1. Create a fairy/dinosaur garden
Create an enchanted garden for the fairies to play in when you’re not looking. Use small plants for trees, stones for paths and twigs for fences and washing lines. You can build your mini garden at the base of a tree or shrub, in a planter or an old seed tray. And why should the fairies have all the fun? We made a garden for our dinosaurs!
2. Plant a herb patch
Herb plug plants are easy to care for and they grow quickly, so they’re ideal for small gardeners. Give the kids their own patch or window box to water every day, and they’ll quickly be rewarded with ingredients for summer lunches - basil for pesto and pizza, mint for cool yogurt dips, parsley and coriander for garnishes. If you can get them to cook their own, it’s a double win.
3. Build a bug hotel
If your kids are mad on mini-beasts, encourage them (and the insects) into your garden by making a bug hotel.

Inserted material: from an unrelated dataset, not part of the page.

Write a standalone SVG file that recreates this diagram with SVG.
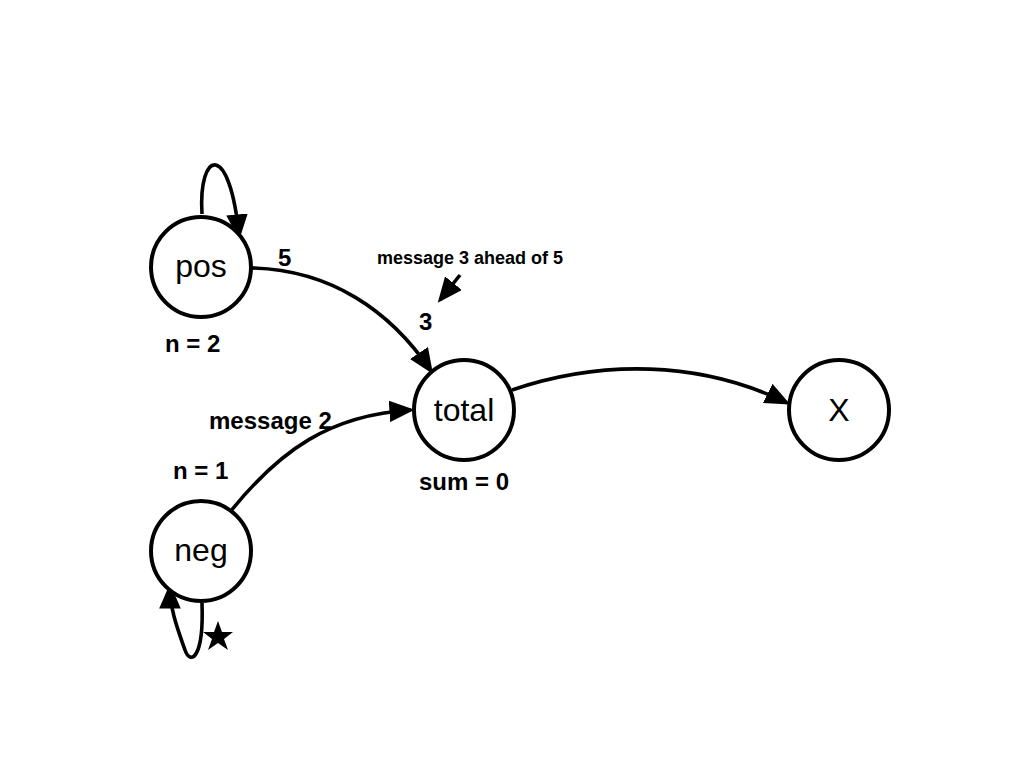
<svg xmlns="http://www.w3.org/2000/svg" width="1024" height="768" viewBox="0 0 1024 768">
<defs>
<style>
.node{fill:#fff;stroke:#000;stroke-width:4}
.nl{font-family:"Liberation Sans",Arial,sans-serif;font-size:32px;text-anchor:middle;fill:#000}
.lb{font-family:"Liberation Sans",Arial,sans-serif;font-weight:bold;font-size:24px;fill:#000}
.edge{fill:none;stroke:#000;stroke-width:3.6}
</style>
<marker id="ah" markerWidth="7" markerHeight="6" refX="6" refY="3" orient="auto" markerUnits="strokeWidth">
<path d="M0,0 L7,3 L0,6 Z" fill="#000"/>
</marker>
</defs>
<rect width="1024" height="768" fill="#fff"/>
<g id="connectors">
<path class="edge" d="M202,214 C198,150 230,140 239,236" marker-end="url(#ah)"/>
<path class="edge" d="M252,268 C330,270 390,310 431,371" marker-end="url(#ah)"/>
<path class="edge" d="M230,512 C280,450 330,415 411,410" marker-end="url(#ah)"/>
<path class="edge" d="M512,390 C600,360 700,360 787,403" marker-end="url(#ah)"/>
<path class="edge" d="M202,603 C204,660 190,665 185,650 C178,630 170,610 170,587" marker-end="url(#ah)"/>
<path class="edge" d="M460,275 L440,300" marker-end="url(#ah)"/>
</g>
<g id="pos"><circle class="node" cx="201" cy="267" r="50"/><text class="nl" x="201" y="277">pos</text></g>
<g id="neg"><circle class="node" cx="201" cy="551" r="50"/><text class="nl" x="201" y="561">neg</text></g>
<g id="total"><circle class="node" cx="464" cy="410" r="50"/><text class="nl" x="464" y="421">total</text></g>
<g id="X"><circle class="node" cx="839" cy="410" r="50"/><text class="nl" x="839" y="421">X</text></g>
<g id="labels">
<text class="lb" x="278" y="266">5</text>
<text class="lb" x="377" y="264" style="font-size:18px">message 3 ahead of 5</text>
<text class="lb" x="419" y="330">3</text>
<text class="lb" x="165" y="352">n = 2</text>
<text class="lb" x="209" y="429">message 2</text>
<text class="lb" x="173" y="479">n = 1</text>
<text class="lb" x="419" y="490">sum = 0</text>
<polygon points="218,621 222,632 233,632 224,639 228,650 218,643 208,650 212,639 203,632 214,632" fill="#000"/>
</g>
</svg>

Start with an open-fronted box (we made ours from a broken bird box) and send the kids on a hunt around the garden (or woods) for twigs, pinecones and dry grass for insects to hide in; roll up narrow tubes of cardboard for larger species like solitary bees, then pack your natural materials in tightly.

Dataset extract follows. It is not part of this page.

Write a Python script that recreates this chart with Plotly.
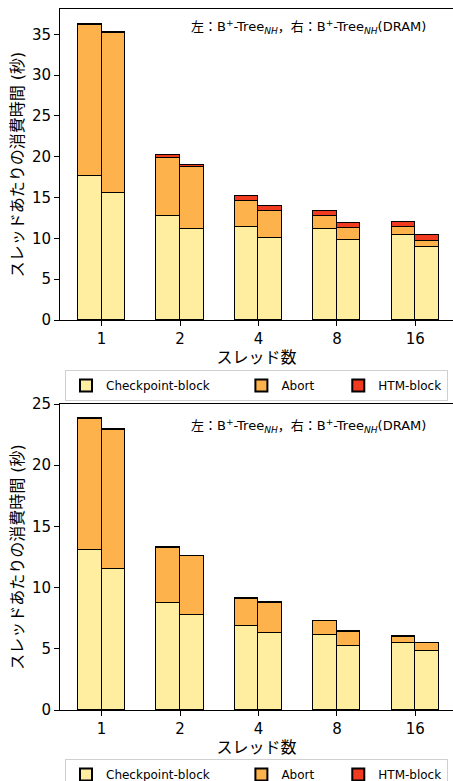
import plotly.graph_objects as go

threads = ["1", "2", "4", "8", "16"]
series_names = ["Checkpoint-block", "Abort", "HTM-block"]
colors = ["#FFEDA0", "#FEB24C", "#F03B20"]

# Top chart (left: B+-Tree_NH, right: B+-Tree_NH(DRAM))
top_left_checkpoint = [17.6, 12.7, 11.4, 11.2, 10.45]
top_left_abort = [18.6, 7.1, 3.2, 1.55, 0.9]
top_left_htm = [0.1, 0.4, 0.6, 0.65, 0.65]
top_right_checkpoint = [15.6, 11.2, 10.1, 9.8, 9.0]
top_right_abort = [19.6, 7.5, 3.3, 1.5, 0.7]
top_right_htm = [0.05, 0.35, 0.55, 0.6, 0.7]

# Bottom chart
bot_left_checkpoint = [13.1, 8.76, 6.9, 6.12, 5.44]
bot_left_abort = [10.7, 4.5, 2.2, 1.12, 0.54]
bot_left_htm = [0.03, 0.02, 0.03, 0.03, 0.03]
bot_right_checkpoint = [11.55, 7.8, 6.28, 5.2, 4.8]
bot_right_abort = [11.35, 4.75, 2.5, 1.17, 0.64]
bot_right_htm = [0.02, 0.02, 0.02, 0.05, 0.02]

top_ticks = [0, 5, 10, 15, 20, 25, 30, 35]
bot_ticks = [0, 5, 10, 15, 20, 25]

FONT = "DejaVu Sans, Noto Sans CJK JP"
NB = "\u00a0"
legend_pad = [7, 5, 0]
idx = list(range(len(threads)))
bw = 0.3
left_x = [i - bw / 2 for i in idx]
right_x = [i + bw / 2 for i in idx]

fig = go.Figure()

def add_group(xs, vals_list, xa, ya, legend, show):
    for name, pad, vals, col in zip(series_names, legend_pad, vals_list, colors):
        fig.add_trace(go.Bar(
            x=xs, y=vals, width=bw, name=name + NB * pad,
            marker=dict(color=col, line=dict(color="black", width=1)),
            xaxis=xa, yaxis=ya, legend=legend, legendgroup=name + legend,
            showlegend=show,
        ))

add_group(left_x, [top_left_checkpoint, top_left_abort, top_left_htm], "x", "y", "legend", True)
add_group(right_x, [top_right_checkpoint, top_right_abort, top_right_htm], "x", "y", "legend", False)
add_group(left_x, [bot_left_checkpoint, bot_left_abort, bot_left_htm], "x2", "y2", "legend2", True)
add_group(right_x, [bot_right_checkpoint, bot_right_abort, bot_right_htm], "x2", "y2", "legend2", False)

W, H = 453, 781
ml, mr, mt, mb = 60, 0, 9, 71
ph = H - mt - mb
top_dom = [(710 - 320) / ph, 1.0]
bot_dom = [0.0, (710 - 404) / ph]

xcommon = dict(
    tickmode="array", tickvals=idx, ticktext=threads, range=[-0.53, 4.48],
    showline=True, linecolor="black", linewidth=1, mirror=True,
    ticks="outside", ticklen=5, tickcolor="black", showgrid=False, zeroline=False,
    tickfont=dict(family=FONT, size=15, color="black"),
    title=dict(text="スレッド数", font=dict(family=FONT, size=16, color="black"), standoff=2),
)
ycommon = dict(
    showline=True, linecolor="black", linewidth=1, mirror=False,
    ticks="outside", ticklen=5, tickcolor="black", showgrid=False, zeroline=False,
    tickfont=dict(family=FONT, size=15, color="black"),
    title=dict(text="スレッドあたりの消費時間 (秒)", font=dict(family=FONT, size=16, color="black"), standoff=4),
)

legend_common = dict(
    orientation="h", xanchor="left", yanchor="top",
    bordercolor="#D0D0D0", borderwidth=1, bgcolor="white",
    font=dict(family=FONT, size=12, color="black"),
    traceorder="normal", itemsizing="constant",
)

label = "左：B<sup>+</sup>-Tree<sub><i>NH</i></sub>，右：B<sup>+</sup>-Tree<sub><i>NH</i></sub>(DRAM)"

fig.update_layout(
    width=W, height=H,
    margin=dict(l=ml, r=mr, t=mt, b=mb, autoexpand=False),
    plot_bgcolor="white", paper_bgcolor="white",
    barmode="stack", bargap=0,
    font=dict(family=FONT, color="black"),
    xaxis=dict(domain=[0, 1], anchor="y", **xcommon),
    yaxis=dict(domain=top_dom, anchor="x", range=[0, 38.1], tickvals=top_ticks, **ycommon),
    xaxis2=dict(domain=[0, 1], anchor="y2", **xcommon),
    yaxis2=dict(domain=bot_dom, anchor="x2", range=[0, 25], tickvals=bot_ticks, **ycommon),
    legend=dict(x=(65 - ml) / (W - ml), y=(710 - 370) / ph, **legend_common),
    legend2=dict(x=(65 - ml) / (W - ml), y=(710 - 759) / ph, **legend_common),
    annotations=[
        dict(text=label, xref="x domain", yref="y domain", x=(428 - ml) / (W - ml), y=(320 - 27) / 311,
             xanchor="right", yanchor="middle", showarrow=False,
             font=dict(family=FONT, size=13, color="black")),
        dict(text=label, xref="x2 domain", yref="y2 domain", x=(428 - ml) / (W - ml), y=(710 - 426) / 306,
             xanchor="right", yanchor="middle", showarrow=False,
             font=dict(family=FONT, size=13, color="black")),
    ],
)

fig.write_html(
    "out.html",
    config={"displayModeBar": False},
    post_script="document.body.style.margin='0';document.body.style.padding='0';document.body.style.overflow='hidden';",
)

Position your bug hotel in a dark, hidden spot in the garden - ours is nestled at the base of a tree.
4. Build a mini allotment
There’s still time to plant vegetables, especially if you skip the seedling phase by using plug plants. Give the kids their own raised bed or a corner of the border and let them create their own vegetable garden. Perfect for planting out now are super-healthy brassicas like broccoli and kale, as well as easy-to-grow salad crops including beetroot, cucumbers and. tomatoes.
Lettuces are perfect for planting out and growing throughout the summer - when they’re big enough, you can cut fresh leaves whenever you want and as if by magic, more will grow….
5. What about a container pond
Even the smallest garden or yard can have a pond, and it’s a great way to attract wildlife! Birds will bathe in it, dragonflies may lay their eggs and you might even be lucky enough to see frogs. Start with a container such as a bucket or an old washing up bowl. You don’t have to sink it into the ground, but it will help more animals to reach it if you do. Position your pond where it will get some daylight but not full sun. Layer stones or gravel on the bottom of your pond, fill it with water (rainwater is best) and add some pond plants. To help animals get in and out of the pond, make ramps from sticks or pieces of wood. Wait patiently and they will come….
(Even a tiny pond can be a drowning hazard, so this may be one for the big kids - always supervise young children around water)
6. Plant a tree
There’s something really special about planting a tree and watching it grow with your child - you can even take measurements and a photo each summer to record their progress. Plant a fruit tree this summer and you can add picking the crop to this list in a year or two!